TASK OBJECTIVE: Faithfully return all lines, omitting every embedded picture.

SUPPLIED DATA:
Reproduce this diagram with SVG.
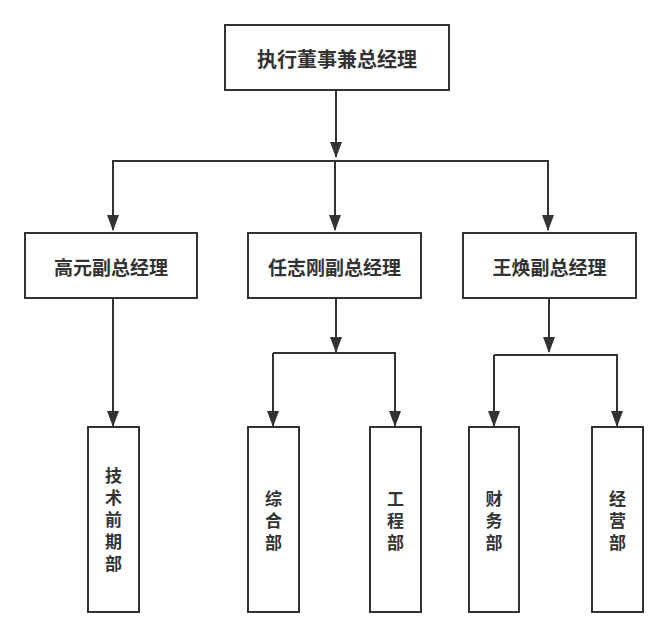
<svg xmlns="http://www.w3.org/2000/svg" width="667" height="637" viewBox="0 0 667 637">
<defs>
<style>
.box{fill:#fff;stroke:#333;stroke-width:2}
.t{font-family:"Noto Sans CJK SC","Noto Sans CJK JP",sans-serif;font-weight:bold;font-size:19px;fill:#333;text-anchor:middle;dominant-baseline:central}
.v{font-size:17px;writing-mode:vertical-rl;text-anchor:start;letter-spacing:5px}
.c{fill:none;stroke:#333;stroke-width:2}
</style>
<marker id="ah" markerUnits="userSpaceOnUse" markerWidth="16" markerHeight="12" viewBox="0 0 16 12" refX="15" refY="6" orient="auto">
<path d="M0,0 L16,6 L0,12 Z" fill="#333"/>
</marker>
</defs>
<rect width="667" height="637" fill="#fff"/>
<g id="connectors">
<path class="c" d="M336,90 V157" marker-end="url(#ah)"/>
<path class="c" d="M113,230 V161 H548 V230" marker-end="url(#ah)"/>
<path class="c" d="M113,161 V230" marker-end="url(#ah)"/>
<path class="c" d="M335,161 V230" marker-end="url(#ah)"/>
<path class="c" d="M113,298 V426" marker-end="url(#ah)"/>
<path class="c" d="M336,298 V352" marker-end="url(#ah)"/>
<path class="c" d="M273,353 H395 V426" marker-end="url(#ah)"/>
<path class="c" d="M273,353 V426" marker-end="url(#ah)"/>
<path class="c" d="M549,298 V352" marker-end="url(#ah)"/>
<path class="c" d="M494,355 H617 V426" marker-end="url(#ah)"/>
<path class="c" d="M494,355 V426" marker-end="url(#ah)"/>
</g>
<g id="n0"><rect class="box" x="225" y="25" width="224" height="65"/><text class="t" x="337" y="58" style="font-size:20px">执行董事兼总经理</text></g>
<g id="n1"><rect class="box" x="25" y="233" width="172" height="65"/><text class="t" x="111" y="266">高元副总经理</text></g>
<g id="n2"><rect class="box" x="248" y="233" width="173" height="65"/><text class="t" x="334.5" y="266">任志刚副总经理</text></g>
<g id="n3"><rect class="box" x="463" y="233" width="173" height="65"/><text class="t" x="549.5" y="266">王焕副总经理</text></g>
<g id="n4"><rect class="box" x="88" y="427" width="51" height="185"/><text class="t v" x="113.5" y="467.5">技术前期部</text></g>
<g id="n5"><rect class="box" x="248" y="427" width="51" height="185"/><text class="t v" x="273.5" y="490.5">综合部</text></g>
<g id="n6"><rect class="box" x="370" y="427" width="51" height="185"/><text class="t v" x="395.5" y="490.5">工程部</text></g>
<g id="n7"><rect class="box" x="469" y="427" width="50" height="185"/><text class="t v" x="494" y="490.5">财务部</text></g>
<g id="n8"><rect class="box" x="592" y="427" width="51" height="185"/><text class="t v" x="617.5" y="490.5">经营部</text></g>
</svg>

FINAL ANSWER:
Reproduce this diagram with SVG.
<svg xmlns="http://www.w3.org/2000/svg" width="667" height="637" viewBox="0 0 667 637">
<defs>
<style>
.box{fill:#fff;stroke:#333;stroke-width:2}
.t{font-family:"Noto Sans CJK SC","Noto Sans CJK JP",sans-serif;font-weight:bold;font-size:19px;fill:#333;text-anchor:middle;dominant-baseline:central}
.v{font-size:17px;writing-mode:vertical-rl;text-anchor:start;letter-spacing:5px}
.c{fill:none;stroke:#333;stroke-width:2}
</style>
<marker id="ah" markerUnits="userSpaceOnUse" markerWidth="16" markerHeight="12" viewBox="0 0 16 12" refX="15" refY="6" orient="auto">
<path d="M0,0 L16,6 L0,12 Z" fill="#333"/>
</marker>
</defs>
<rect width="667" height="637" fill="#fff"/>
<g id="connectors">
<path class="c" d="M336,90 V157" marker-end="url(#ah)"/>
<path class="c" d="M113,230 V161 H548 V230" marker-end="url(#ah)"/>
<path class="c" d="M113,161 V230" marker-end="url(#ah)"/>
<path class="c" d="M335,161 V230" marker-end="url(#ah)"/>
<path class="c" d="M113,298 V426" marker-end="url(#ah)"/>
<path class="c" d="M336,298 V352" marker-end="url(#ah)"/>
<path class="c" d="M273,353 H395 V426" marker-end="url(#ah)"/>
<path class="c" d="M273,353 V426" marker-end="url(#ah)"/>
<path class="c" d="M549,298 V352" marker-end="url(#ah)"/>
<path class="c" d="M494,355 H617 V426" marker-end="url(#ah)"/>
<path class="c" d="M494,355 V426" marker-end="url(#ah)"/>
</g>
<g id="n0"><rect class="box" x="225" y="25" width="224" height="65"/><text class="t" x="337" y="58" style="font-size:20px">执行董事兼总经理</text></g>
<g id="n1"><rect class="box" x="25" y="233" width="172" height="65"/><text class="t" x="111" y="266">高元副总经理</text></g>
<g id="n2"><rect class="box" x="248" y="233" width="173" height="65"/><text class="t" x="334.5" y="266">任志刚副总经理</text></g>
<g id="n3"><rect class="box" x="463" y="233" width="173" height="65"/><text class="t" x="549.5" y="266">王焕副总经理</text></g>
<g id="n4"><rect class="box" x="88" y="427" width="51" height="185"/><text class="t v" x="113.5" y="467.5">技术前期部</text></g>
<g id="n5"><rect class="box" x="248" y="427" width="51" height="185"/><text class="t v" x="273.5" y="490.5">综合部</text></g>
<g id="n6"><rect class="box" x="370" y="427" width="51" height="185"/><text class="t v" x="395.5" y="490.5">工程部</text></g>
<g id="n7"><rect class="box" x="469" y="427" width="50" height="185"/><text class="t v" x="494" y="490.5">财务部</text></g>
<g id="n8"><rect class="box" x="592" y="427" width="51" height="185"/><text class="t v" x="617.5" y="490.5">经营部</text></g>
</svg>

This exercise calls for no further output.